Surreal Encounters | Collecting the Marvellous – Scottish National Gallery of Modern Art, Edinburgh

Until 11 September 2016 

This exhibition will bring together some of the finest surrealist works of art from four legendary private collections, those of Edward James, Roland Penrose, Gabrielle Keiller and Ulla and Heiner Pietzsch.  This exhibition will examine the different impulses behind these four extraordinary collections.

https://www.nationalgalleries.org/modernartgalleries

Wales

Quentin Blake: Inside Stories – National Museum Cardiff until 20 November 2016

Quentin Blake: Inside Stories celebrates the work of one of the world’s most important and best-loved illustrators. Best known for his illustrations in the books of Roald Dahl, Quentin Blake’s work is recognised worldwide.

This exhibition gives an unique insight into the origins of some of Blake’s most iconic and popular creations, ranging from his illustrations in Roald Dahl’sThe Twits and Danny the Champion of the World, to his own Clown, The Boy in The Dress by David Walliams and illustrations to books by John Yeoman, Russell Hoban and Michael Rosen.

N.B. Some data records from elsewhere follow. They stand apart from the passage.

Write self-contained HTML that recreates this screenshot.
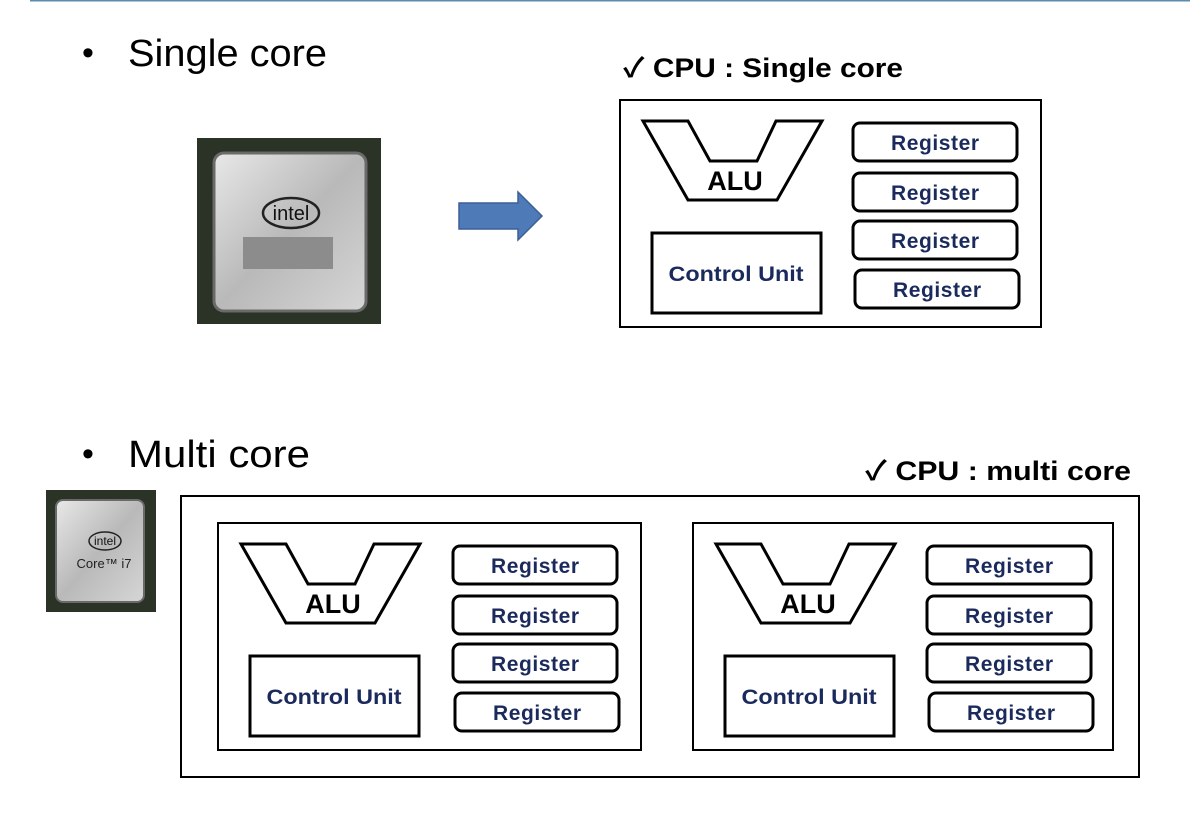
<!DOCTYPE html>
<html><head><meta charset="utf-8"><style>
html,body{margin:0;padding:0;background:#fff;}
svg{display:block;}
text{font-family:"Liberation Sans","Noto Sans CJK KR",sans-serif;}
.reg{fill:#fff;stroke:#000;stroke-width:3;}
.rt{font-size:21px;font-weight:bold;fill:#1b2a5c;text-anchor:middle;}
.alu{font-size:27px;font-weight:bold;fill:#000;text-anchor:middle;}
</style></head><body>
<svg width="1190" height="814" viewBox="0 0 1190 814" xmlns="http://www.w3.org/2000/svg">
<defs>
<linearGradient id="sil" x1="0" y1="0" x2="1" y2="1">
<stop offset="0" stop-color="#e8e8e8"/><stop offset="0.5" stop-color="#b9b9b9"/><stop offset="1" stop-color="#d6d6d6"/>
</linearGradient>
</defs>
<line x1="30" y1="0.5" x2="1190" y2="0.5" stroke="#5b8ca8" stroke-width="2"/>

<text x="82" y="64" font-size="34">•</text>
<text x="128" y="66" font-size="38" textLength="199" lengthAdjust="spacingAndGlyphs">Single core</text>
<text x="82" y="465" font-size="34">•</text>
<text x="128" y="467" font-size="38" textLength="182" lengthAdjust="spacingAndGlyphs">Multi core</text>

<text x="623" y="77" font-size="27" font-weight="bold" textLength="280" lengthAdjust="spacingAndGlyphs">✓ CPU : Single core</text>
<text x="865" y="480" font-size="27" font-weight="bold" textLength="266" lengthAdjust="spacingAndGlyphs">✓ CPU : multi core</text>

<!-- chip 1 -->
<rect x="197" y="138" width="184" height="186" fill="#2a3326"/>
<rect x="214" y="153" width="152" height="158" rx="10" fill="url(#sil)" stroke="#6a6a6a" stroke-width="3"/>
<rect x="243" y="237" width="90" height="32" fill="#8c8c8c"/>
<ellipse cx="291" cy="213" rx="28" ry="15" fill="none" stroke="#222" stroke-width="2.5"/>
<text x="291" y="220" font-size="20" text-anchor="middle" fill="#111">intel</text>

<!-- arrow -->
<polygon points="459,203 518,203 518,192 542,216 518,240 518,229 459,229" fill="#4f7ab8" stroke="#3a5f95" stroke-width="1.5"/>

<!-- chip 2 -->
<rect x="46" y="490" width="110" height="122" fill="#2a3326"/>
<rect x="56" y="500" width="88" height="102" rx="7" fill="url(#sil)" stroke="#6a6a6a" stroke-width="2"/>
<ellipse cx="105" cy="541" rx="16" ry="9" fill="none" stroke="#222" stroke-width="1.5"/>
<text x="105" y="545" font-size="12" text-anchor="middle" fill="#111">intel</text>
<text x="104" y="568" font-size="13" text-anchor="middle" fill="#222">Core™ i7</text>

<!-- multi outer -->
<rect x="181" y="496" width="958" height="281" fill="none" stroke="#000" stroke-width="2"/>

<g transform="translate(620,100)">
<rect x="0" y="0" width="421" height="227" fill="none" stroke="#000" stroke-width="2"/>
<polygon points="23,21 68,21 90,61 137,61 156,21 202,21 157,100 68,100" fill="#fff" stroke="#000" stroke-width="3"/>
<text x="115" y="90" class="alu">ALU</text>
<rect x="32" y="133" width="169" height="80" fill="none" stroke="#000" stroke-width="3"/>
<text x="116" y="181" class="rt" textLength="135" lengthAdjust="spacingAndGlyphs">Control Unit</text>
<rect x="233" y="23" width="164" height="38" rx="7" class="reg"/><text x="315" y="50" class="rt" textLength="88">Register</text>
<rect x="233" y="73" width="164" height="38" rx="7" class="reg"/><text x="315" y="100" class="rt" textLength="88">Register</text>
<rect x="233" y="121" width="164" height="38" rx="7" class="reg"/><text x="315" y="148" class="rt" textLength="88">Register</text>
<rect x="235" y="170" width="164" height="38" rx="7" class="reg"/><text x="317" y="197" class="rt" textLength="88">Register</text>
</g>

<g transform="translate(218,523)">
<rect x="0" y="0" width="423" height="227" fill="none" stroke="#000" stroke-width="2"/>
<polygon points="23,21 68,21 90,61 137,61 156,21 202,21 157,100 68,100" fill="#fff" stroke="#000" stroke-width="3"/>
<text x="115" y="90" class="alu">ALU</text>
<rect x="32" y="133" width="169" height="80" fill="none" stroke="#000" stroke-width="3"/>
<text x="116" y="181" class="rt" textLength="135" lengthAdjust="spacingAndGlyphs">Control Unit</text>
<rect x="235" y="23" width="164" height="38" rx="7" class="reg"/><text x="317" y="50" class="rt" textLength="88">Register</text>
<rect x="235" y="73" width="164" height="38" rx="7" class="reg"/><text x="317" y="100" class="rt" textLength="88">Register</text>
<rect x="235" y="121" width="164" height="38" rx="7" class="reg"/><text x="317" y="148" class="rt" textLength="88">Register</text>
<rect x="237" y="170" width="164" height="38" rx="7" class="reg"/><text x="319" y="197" class="rt" textLength="88">Register</text>
</g>

<g transform="translate(693,523)">
<rect x="0" y="0" width="420" height="227" fill="none" stroke="#000" stroke-width="2"/>
<polygon points="23,21 68,21 90,61 137,61 156,21 202,21 157,100 68,100" fill="#fff" stroke="#000" stroke-width="3"/>
<text x="115" y="90" class="alu">ALU</text>
<rect x="32" y="133" width="169" height="80" fill="none" stroke="#000" stroke-width="3"/>
<text x="116" y="181" class="rt" textLength="135" lengthAdjust="spacingAndGlyphs">Control Unit</text>
<rect x="234" y="23" width="164" height="38" rx="7" class="reg"/><text x="316" y="50" class="rt" textLength="88">Register</text>
<rect x="234" y="73" width="164" height="38" rx="7" class="reg"/><text x="316" y="100" class="rt" textLength="88">Register</text>
<rect x="234" y="121" width="164" height="38" rx="7" class="reg"/><text x="316" y="148" class="rt" textLength="88">Register</text>
<rect x="236" y="170" width="164" height="38" rx="7" class="reg"/><text x="318" y="197" class="rt" textLength="88">Register</text>
</g>
</svg>
</body></html>
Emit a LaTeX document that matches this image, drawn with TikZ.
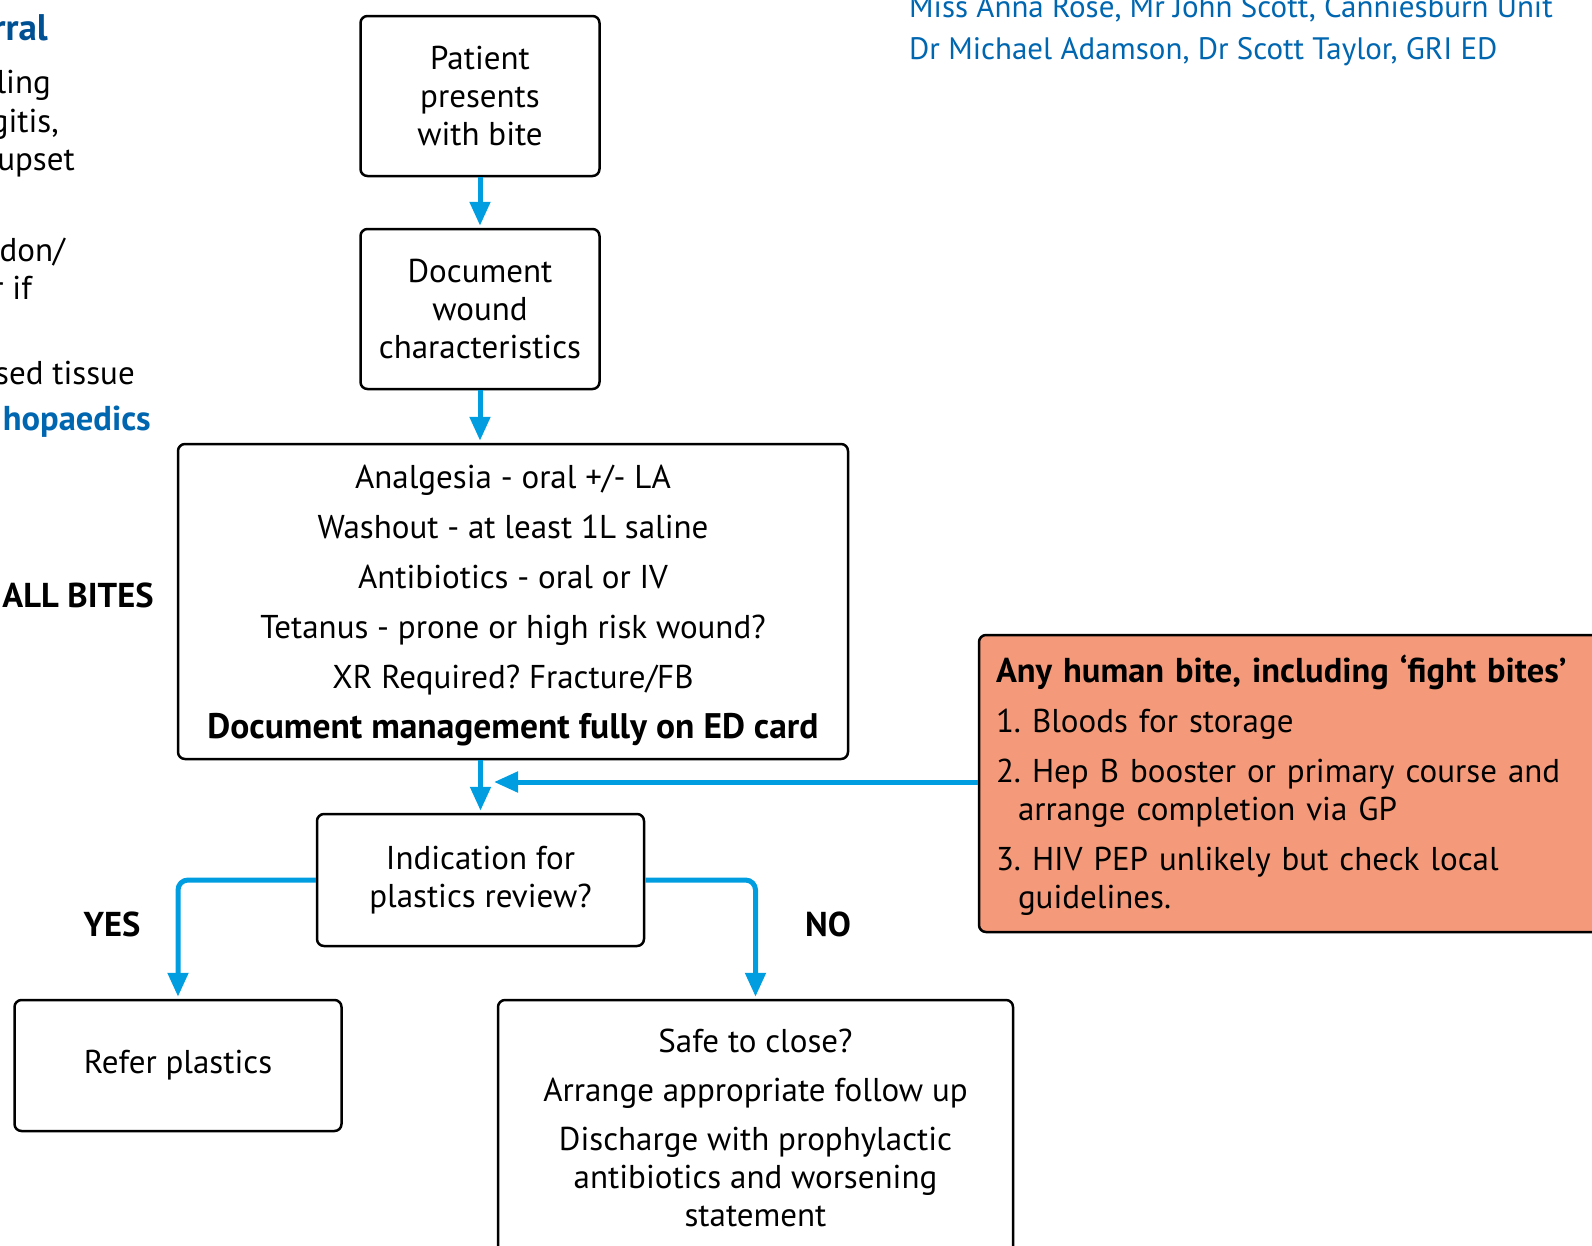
\documentclass[tikz,border=0pt]{standalone}
\usepackage{fontspec}
\setmainfont{PT Sans}
\usetikzlibrary{arrows.meta,positioning,calc}
\definecolor{flowBlue}{RGB}{0,158,224}
\definecolor{headBlue}{RGB}{0,80,148}
\definecolor{linkBlue}{RGB}{0,102,176}
\definecolor{humanOrange}{RGB}{244,154,122}
\newcommand{\bigbf}{\fontsize{34.5}{38}\selectfont\bfseries}
\frenchspacing

\begin{document}
\begin{tikzpicture}[x=1pt,y=-1pt,
    box/.style={draw, line width=2.5pt, rounded corners=7pt, align=center, inner sep=0pt, font=\fontsize{33}{38}\selectfont},
    flow/.style={draw=flowBlue, line width=5pt, rounded corners=10pt, shorten >=2pt, -{Triangle[length=24pt,width=20pt]}},
    side/.style={font=\fontsize{33}{38}\selectfont, anchor=base east, inner sep=0pt},
    tag/.style={font=\bigbf, inner sep=0pt},
  ]
  \useasboundingbox (0,0) rectangle (1592,1245);

  % cut-off text on the left
  \node[side, font=\fontsize{37}{40}\selectfont\bfseries, text=headBlue] (frag1) at (48,40) {rral};
  \node[side] (frag2) at (51,93) {ling};
  \node[side] (frag3) at (59,132) {gitis,};
  \node[side] (frag4) at (75,170) {upset};
  \node[side] (frag5) at (65,261) {don/};
  \node[side] (frag6) at (32,299) {r if};
  \node[side] (frag7) at (135,384) {sed tissue};
  \node[side, font=\bigbf, text=linkBlue] (frag8) at (151,430) {hopaedics};

  % authors, top right
  \node[font=\fontsize{31}{38}\selectfont, text=linkBlue, anchor=base west, inner sep=0pt] (auth1) at (909,17) {Miss Anna Rose, Mr John Scott, Canniesburn Unit};
  \node[font=\fontsize{31}{38}\selectfont, text=linkBlue, anchor=base west, inner sep=0pt] (auth2) at (909,59) {Dr Michael Adamson, Dr Scott Taylor, GRI ED};

  % main column
  \node[box, minimum width=239pt, minimum height=160pt] (patient) at (480,96) {Patient\\presents\\with bite};
  \node[box, minimum width=239pt, minimum height=160pt] (document) at (480,309) {Document\\wound\\characteristics};
  \node[box, minimum width=670pt, minimum height=315pt, font=\fontsize{33}{50}\selectfont] (manage) at (513,601.5)
    {\rule{0pt}{32pt}Analgesia - oral +/- LA\\Washout - at least 1L saline\\Antibiotics - oral or IV\\Tetanus - prone or high risk wound?\\XR Required? Fracture/FB\\{\fontsize{35.5}{50}\selectfont\bfseries Document management fully on ED card}};
  \node[tag] (allbites) at (78,595) {ALL BITES};

  % human bites
  \node[box, fill=humanOrange, minimum width=626pt, minimum height=297pt, text width=592pt, align=left] (human) at (1292,783.5)
    {{\bigbf\rule{0pt}{30pt}Any human bite, including ‘fight bites’}\\[12pt]
     1. Bloods for storage\\[12pt]
     2. Hep B booster or primary course and\\
     \hspace*{22pt}arrange completion via GP\\[12pt]
     3. HIV PEP unlikely but check local\\
     \hspace*{22pt}guidelines.};
  \coordinate (join) at (492,782);

  % decision
  \node[box, minimum width=327pt, minimum height=132pt] (indication) at (480.5,880) {Indication for\\plastics review?};
  \node[box, minimum width=327pt, minimum height=131pt] (refer) at (178,1065.5) {Refer plastics};
  \node[box, minimum width=515pt, minimum height=255pt] (safe) at (755.5,1127.5)
    {Safe to close?\\[11pt]Arrange appropriate follow up\\[11pt]Discharge with prophylactic\\antibiotics and worsening\\statement};
  \node[tag] (yes) at (112,924) {YES};
  \node[tag] (no) at (828,924) {NO};

  % connectors
  \draw[flow] (patient) -- (document);
  \draw[flow] (document) -- (document |- manage.north);
  \draw[flow] (manage.south -| indication.north) -- (indication.north);
  \draw[flow] (human.west |- join) -- (join);
  \draw[flow] (indication.west) -| (refer.north);
  \draw[flow] (indication.east) -| (safe.north);
\end{tikzpicture}
\end{document}
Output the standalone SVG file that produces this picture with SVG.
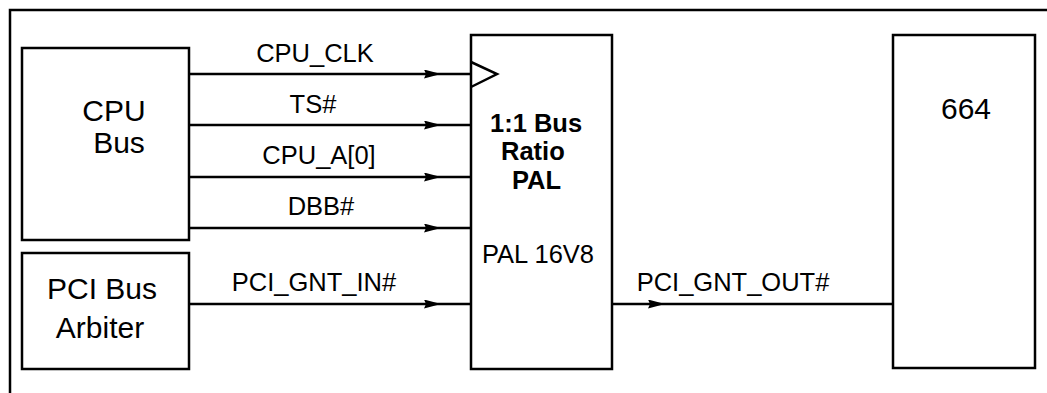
<svg xmlns="http://www.w3.org/2000/svg" width="1047" height="393" viewBox="0 0 1047 393">
<style>
.box{fill:#fff;stroke:#000;stroke-width:2.5}
.wire{fill:none;stroke:#000;stroke-width:2.5}
.big{font-family:"Liberation Sans",Arial,sans-serif;font-size:30px;fill:#000;text-anchor:middle}
.lbl{font-family:"Liberation Sans",Arial,sans-serif;font-size:25.5px;fill:#000;text-anchor:middle}
.bold{font-family:"Liberation Sans",Arial,sans-serif;font-size:25.5px;font-weight:bold;fill:#000}
</style>
<defs>
<marker id="arr" viewBox="0 0 17 9" refX="17" refY="4.5" markerWidth="17" markerHeight="9" markerUnits="userSpaceOnUse" orient="auto">
<path d="M0,0 L17,4.5 L0,9 L2,4.5 z" fill="#000"/>
</marker>
</defs>
<rect width="1047" height="393" fill="#fff"/>
<path class="wire" d="M10,393 V10 H1047"/>
<g id="cpu-bus">
<rect class="box" x="22" y="48" width="167" height="192"/>
<text class="big" x="114" y="121">CPU</text>
<text class="big" x="119" y="153">Bus</text>
</g>
<g id="pci-arbiter">
<rect class="box" x="22" y="253" width="167" height="116"/>
<text class="big" x="102" y="299">PCI Bus</text>
<text class="big" x="100" y="338">Arbiter</text>
</g>
<g id="pal">
<rect class="box" x="471" y="35" width="141" height="334"/>
<polyline class="wire" points="471,62 497,74 471,87"/>
<text class="bold" x="490" y="132">1:1 Bus</text>
<text class="bold" x="501" y="160">Ratio</text>
<text class="bold" x="512" y="189">PAL</text>
<text class="lbl" x="538" y="263">PAL 16V8</text>
</g>
<g id="chip-664">
<rect class="box" x="893" y="35" width="142" height="333"/>
<text class="big" x="966" y="119">664</text>
</g>
<g id="connectors">
<path class="wire" d="M189,74 L441,74 L471,74" marker-mid="url(#arr)"/>
<path class="wire" d="M189,125 L441,125 L471,125" marker-mid="url(#arr)"/>
<path class="wire" d="M189,177 L441,177 L471,177" marker-mid="url(#arr)"/>
<path class="wire" d="M189,228 L441,228 L471,228" marker-mid="url(#arr)"/>
<path class="wire" d="M189,304 L441,304 L471,304" marker-mid="url(#arr)"/>
<path class="wire" d="M612,304 L665,304 L893,304" marker-mid="url(#arr)"/>
<text class="lbl" x="315" y="62">CPU_CLK</text>
<text class="lbl" x="313" y="113">TS#</text>
<text class="lbl" x="319" y="164">CPU_A[0]</text>
<text class="lbl" x="321" y="215">DBB#</text>
<text class="lbl" x="314" y="291">PCI_GNT_IN#</text>
<text class="lbl" x="733" y="291">PCI_GNT_OUT#</text>
</g>
</svg>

https://museum.wales/cardiff/

Northern Ireland

Gerard Dillon, 1916-1971: Painter, Dreamer, Clown,  the Ulster Museum until 6 November 2016

This retrospective will mark  the centenary of Gerard Dillon’s birth in Belfast in 1916.  The exhibition will feature many of Dillon’s best loved works from public and private collections throughout Ireland and will examine his connections with Belfast, London and the West of Ireland. The central themes of  Dillon’s oeuvre including self-portraiture, the West of Ireland, dreamscapes and his alter ego Pierrot, will be examined through key works from throughout his career.